Fantasy Baseball Waiver Wire Advice: Jeff McNeil Is For Real Pick Him Up ASAP

Jeff McNeil’s breakout is real. The three-position Met is having a red-hot start to the season, and at 36% ownership, most of the fantasy community hasn’t caught up to the fact that he’s a bona fide beast.

McNeil’s current slash line of .404/.475/.519 is not going to persist. I’m not trying to sell you on the idea that the Mets blindly stumbled into the second coming of Ted Williams over here. But I am telling you that when he does return to Earth, his floor is going to be around a .300 batting average. At 27, it’s normal to be skeptical of a tremendous breakout like this, but there are signs that his success is sustainable.

McNeil suddenly morphed into someone who couldn’t make an out last year, hitting .327 with power (14 home runs) in 51 games at Double-A before moving up to Triple-A, where he hit .368 with five home runs over a 31-game stretch. His hitting was so unbelievable that he forced the Mets to call him up to the big leagues. He didn’t cool down, slashing .329/.381/.471 over a 63-game span. Essentially, he was one of the game’s finest hitters in 2018.

He was a fairly anonymous prospect up until his insane 2018, and he lacks much draft pedigree, so therefore he’s still being brushed off. He’s also posted an insane .457 BABIP so far in 2019, coming off a suspiciously high .359 BABIP in 2018. These BABIP numbers are part of the reason I was lukewarm on him entering the season, but I’ve become a believer.

First, part of his consistently high BABIP is that he makes excellent contact. So far this season just 6.5% of his batted balls were “soft contact,” per Fangraphs. While his ground ball rate has risen (not great), the quality of contact is allowing many of those grounders to find holes and become hits. His line drive rate has risen by eight points too.

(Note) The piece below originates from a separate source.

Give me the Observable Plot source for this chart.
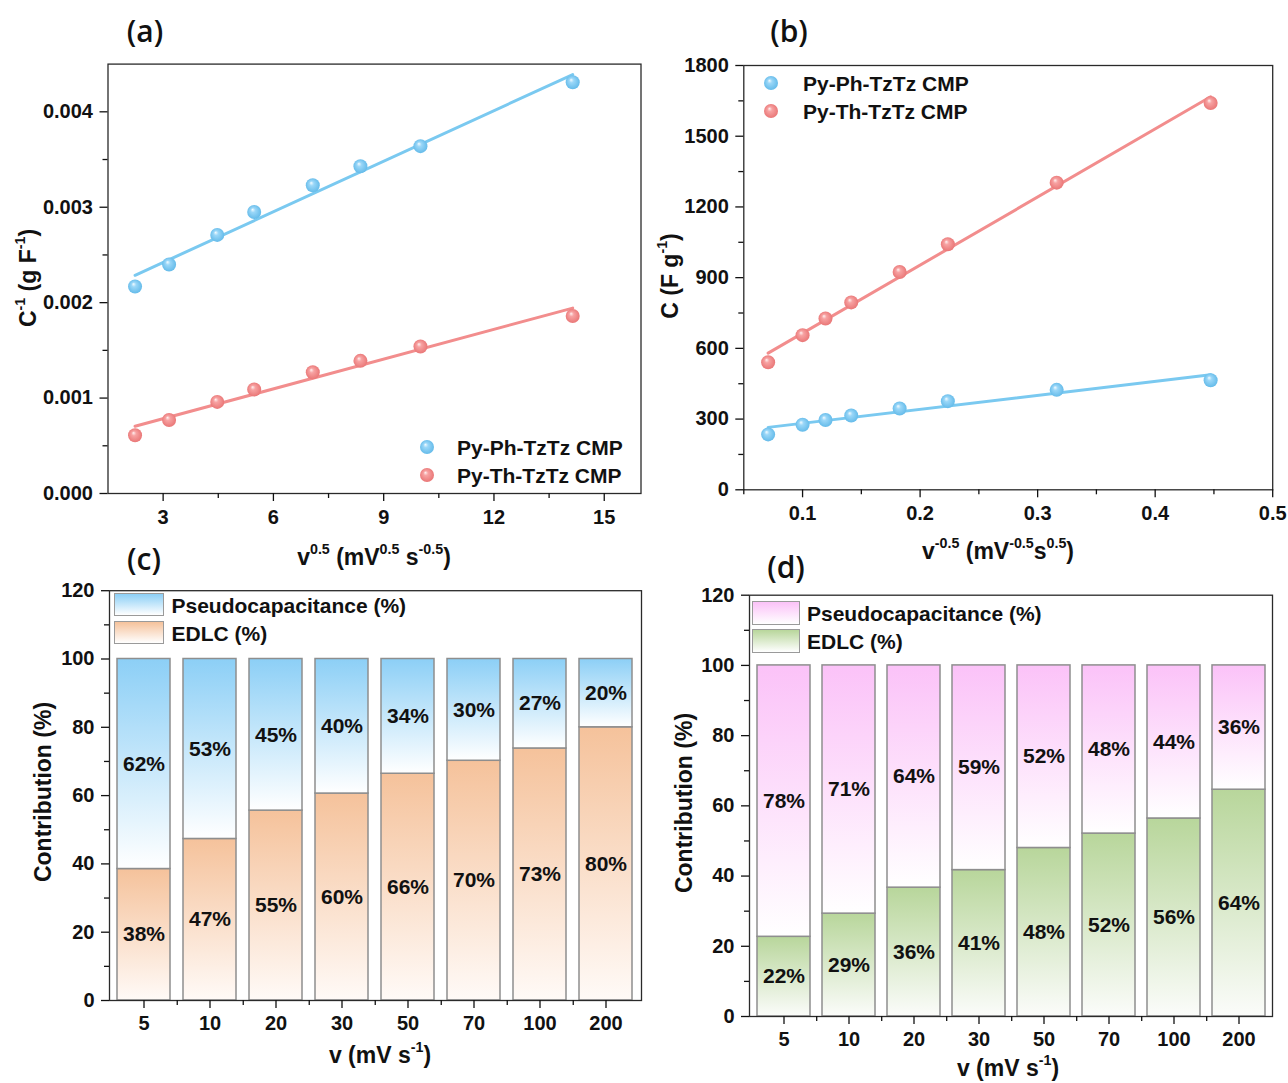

Second, he’s become a more disciplined hitter. His chase rate has dropped five percent from last season per BaseballSavant, so he’s combining improved discipline with exceptional contact. If you can unearth a .300+ hitter off the waiver wire, that’s an incredible find. While a stolen base threat who doesn’t hurt in other categories is the modern Holy Grail of fantasy baseball, having high-end batting average help is next on the list. In a game increasingly reliant on home runs, big swings, and walks, true contact hitters are rarer than ever. In McNeil, you have an honest-to-God reliable contact hitter who can man 2B, 3B or OF in your league (at least if your league is on Yahoo!).

McNeil is on a path to be a descendant of Daniel Murphy and Justin Turner, late-blooming players with versatility and latent potential for power numbers that are useful at best, and non-damaging at worst. McNeil has also flashed stolen base potential at times, swiping 15 bags at Single-A in 2015 and 16 over 119 games at High-A. He stole seven bases last season too, so a double-digit total is not out of the question. At this rate, McNeil should probably be an everyday starter for most mixed-league fantasy owners.